Aunque la
noche, conmigo,
no la duerme
ya,
sólo el azar
nos dirá si es definitivo.
Que aunque el
gusto nunca mas
vuelve a ser
el mismo,
en la vida los
olvidos
no suelen
durar.
Jaime Gil de Biedma
Me levanto con dolor de cabeza,
llevo días durmiendo mal y ya no sé si tomarme un nuevo analgésico o pegarme un
tiro. Descartada la última opción por la falta de armas de fuego (en ocasiones
echo de menos una Segunda Enmienda en la Constitución Española), opto por engullir dos pastillitas de golpe aunque
sé que, instalado ya el run-run en el interior del párpado derecho, solo van a
servir para rellenar un estómago que anda más que vacío desde ayer. Luce el sol
y no es una buena noticia. El dolor me transforma en un vampiro lechoso, lento y torpe. Choco con la pared, choco con la puerta al salir de casa y acabo
tropezando con el último escalón, todo eso antes de alcanzar la calle.

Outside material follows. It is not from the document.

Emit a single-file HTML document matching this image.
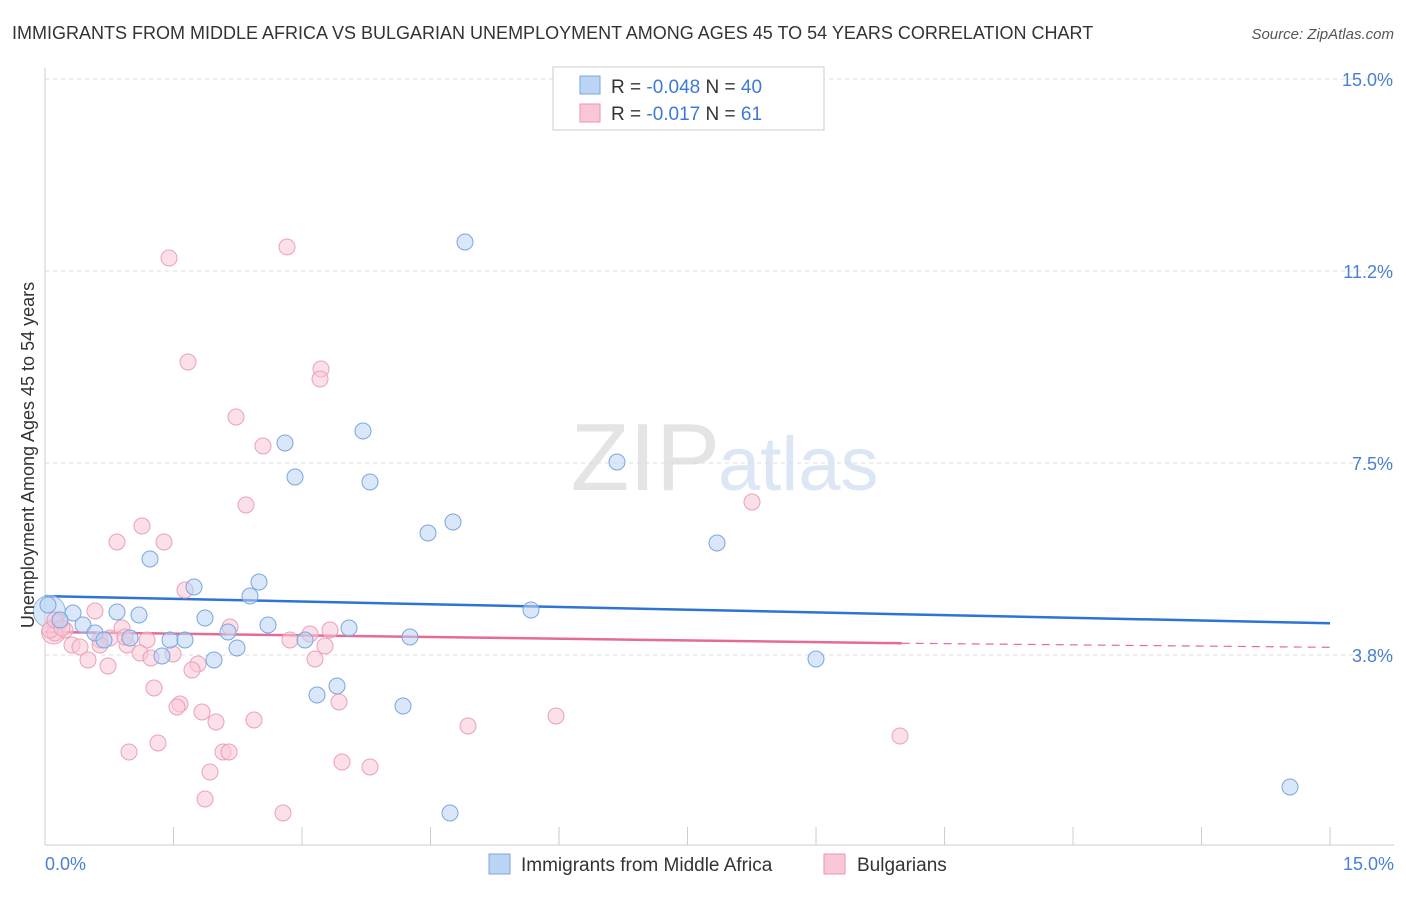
<!DOCTYPE html>
<html><head><meta charset="utf-8"><style>
body{margin:0;background:#fff;font-family:"Liberation Sans",sans-serif}
svg text{font-family:"Liberation Sans",sans-serif}
</style></head><body>
<svg id="chart" width="1406" height="892" viewBox="0 0 1406 892" xmlns="http://www.w3.org/2000/svg">
<text x="12" y="39" font-size="18" fill="#333">IMMIGRANTS FROM MIDDLE AFRICA VS BULGARIAN UNEMPLOYMENT AMONG AGES 45 TO 54 YEARS CORRELATION CHART</text>
<text x="1394" y="39" font-size="15" fill="#555" font-style="italic" text-anchor="end">Source: ZipAtlas.com</text>
<text x="720" y="490" font-size="96" fill="#e4e4e4" text-anchor="end" font-family="Liberation Serif">ZIP</text>
<text x="718" y="490" font-size="76" fill="#dce6f4">atlas</text>
<g id="grid"></g><g id="axes"></g><g id="trend"></g><g id="pts"></g>
<text transform="translate(34,455) rotate(-90)" font-size="18" fill="#333" text-anchor="middle">Unemployment Among Ages 45 to 54 years</text>
<text x="45" y="870" font-size="18" fill="#4a7fd4">0.0%</text>
<text x="1394" y="870" font-size="18" fill="#4a7fd4" text-anchor="end">15.0%</text>
<g>
<rect x="553" y="67" width="271" height="63" fill="#fff" stroke="#ccc"/>
<rect x="580" y="76" width="20" height="18" fill="#bcd4f4" stroke="#7aa6e0"/>
<rect x="580" y="104" width="20" height="18" fill="#f9c6d6" stroke="#eb95b2"/>
<text x="611" y="93" font-size="19" fill="#333">R = <tspan fill="#3f78d8">-0.048</tspan>   N = <tspan fill="#3f78d8">40</tspan></text>
<text x="611" y="120" font-size="19" fill="#333">R =  <tspan fill="#3f78d8">-0.017</tspan>   N =  <tspan fill="#3f78d8">61</tspan></text>
</g>
<g>
<rect x="489" y="854" width="21" height="20" fill="#bcd4f4" stroke="#7aa6e0"/>
<text x="521" y="871" font-size="19" fill="#333">Immigrants from Middle Africa</text>
<rect x="824" y="854" width="21" height="20" fill="#f9c6d6" stroke="#eb95b2"/>
<text x="857" y="871" font-size="19" fill="#333">Bulgarians</text>
</g>
</svg>
<script>
const yTicks=[3.75,7.5,11.25,15];
const yTickLabels=["3.8%","7.5%","11.2%","15.0%"];
const xTicks=[0,1.5,3,4.5,6,7.5,9,10.5,12,13.5,15];
const bluePx=[[465,242],[617,462],[363,431],[285,443],[295,477],[370,482],[428,533],[453,522],[717,543],[150,559],[194,587],[259,582],[250,596],[531,610],[205,618],[268,625],[117,612],[139,615],[73,613],[60,620],[83,625],[95,633],[104,640],[130,638],[170,640],[185,640],[228,632],[237,648],[349,628],[305,640],[410,637],[162,656],[214,660],[816,659],[337,686],[317,695],[403,706],[450,813],[1290,787],[48,605]];
const pinkPx=[[169,258],[287,247],[188,362],[321,369],[320,379],[236,417],[263,446],[246,505],[752,502],[142,526],[117,542],[164,542],[185,590],[95,611],[122,628],[60,622],[65,630],[55,633],[72,645],[80,647],[100,640],[110,638],[88,660],[108,666],[127,645],[147,640],[140,653],[151,658],[173,654],[198,664],[192,670],[310,634],[330,630],[325,646],[315,659],[154,688],[180,704],[177,707],[202,712],[216,722],[254,720],[339,702],[468,726],[556,716],[900,736],[129,752],[158,743],[223,752],[229,752],[210,772],[342,762],[370,767],[205,799],[283,813],[50,630],[55,620],[230,627],[125,637],[62,628],[290,640],[100,645]];
// convert reading to data units
const X0=45,XS=85.67,Y0=847,YS=51.2;
const blueX=bluePx.map(p=>(p[0]-X0)/XS), blueY=bluePx.map(p=>(Y0-p[1])/YS);
const pinkX=pinkPx.map(p=>(p[0]-X0)/XS), pinkY=pinkPx.map(p=>(Y0-p[1])/YS);
const blueTrend=[[0,4.9],[15,4.37]];
const pinkTrend=[[0,4.2],[10,3.98],[15,3.9]];
function sx(v){return X0+v*XS}
function sy(v){return Y0-v*YS}
const NS="http://www.w3.org/2000/svg";
function mk(t,a,parent){const e=document.createElementNS(NS,t);for(const k in a)e.setAttribute(k,a[k]);document.getElementById(parent).appendChild(e);return e;}
yTicks.forEach((v,i)=>{
 const l=mk('line',{x1:45,x2:1394,y1:sy(v),y2:sy(v),stroke:'#ddd','stroke-dasharray':'4,4'},'grid');
 
 
 const t=mk('text',{x:1393,y:sy(v)+7,'font-size':18,fill:'#4a7fd4','text-anchor':'end'},'grid');
 t.textContent=yTickLabels[i];
 
 
});
const ax=mk('line',{x1:45,x2:1394,y1:845,y2:845,stroke:'#ccc'},'axes');


const ay=mk('line',{x1:45,x2:45,y1:68,y2:845,stroke:'#ccc'},'axes');


xTicks.forEach(v=>{
 const l=mk('line',{x1:sx(v),x2:sx(v),y1:827,y2:845,stroke:'#ccc'},'axes');
 
 
});
const bt=mk('line',{x1:sx(blueTrend[0][0]),y1:sy(blueTrend[0][1]),x2:sx(blueTrend[1][0]),y2:sy(blueTrend[1][1]),stroke:'#2f73d4','stroke-width':2.5},'trend');


const pt=mk('line',{x1:sx(pinkTrend[0][0]),y1:sy(pinkTrend[0][1]),x2:sx(pinkTrend[1][0]),y2:sy(pinkTrend[1][1]),stroke:'#e66a96','stroke-width':2.5},'trend');


const pd=mk('line',{x1:sx(pinkTrend[1][0]),y1:sy(pinkTrend[1][1]),x2:sx(pinkTrend[2][0]),y2:sy(pinkTrend[2][1]),stroke:'#e66a96','stroke-width':1.2,'stroke-dasharray':'8,6'},'trend');


const big1=mk('circle',{cx:sx(0.05),cy:sy(4.6),r:16,fill:'rgba(188,212,244,0.55)',stroke:'#8fb4e6'},'pts');


const big2=mk('circle',{cx:sx(0.1),cy:sy(4.2),r:12,fill:'rgba(249,198,214,0.55)',stroke:'#eba0ba'},'pts');


pinkX.forEach((x,i)=>{
 const c=mk('circle',{cx:sx(x),cy:sy(pinkY[i]),r:8,fill:'rgba(249,198,214,0.55)',stroke:'#eba0ba','stroke-width':1},'pts');
 
 
});
blueX.forEach((x,i)=>{
 const c=mk('circle',{cx:sx(x),cy:sy(blueY[i]),r:8,fill:'rgba(188,212,244,0.55)',stroke:'#7aa6e0','stroke-width':1},'pts');
 
 
});
</script>
</body></html>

Repaso
la minúscula lista de la compra mientras aprieto contra el puente de la nariz
las gafas de sol. Llego donde Ramón y me tiró, casi literalmente, sobre la
primera mesa que encuentro vacía. Un zumo de naranja, un agua con gas y poleo
menta, nada de comer. Intento contar cien al revés, pero a la altura del sesenta y
tres ya he perdido el fuelle, el sentido y la maldita gracia del ejercicio que debe
evitar que me vuelva gilipollas a corto plazo. Por eso, porque me da la gana y porque lo intento desde hace días, empiezo a escribir una nota mental. Pero tengo la cabeza espesa,
el ánimo escaso y el pecho un tanto encogido. Happy ending, Happy ending y más Happy ending, desde el fondo del bolso. Todo es azaroso, solo él (el azar) sabrá lo que
es o no definitivo. ¡Menuda versión! Pobre Gil de Biedma. Pobre, tú, pobre yo,
y pobre la madre que nos trajo al mundo tan tontos.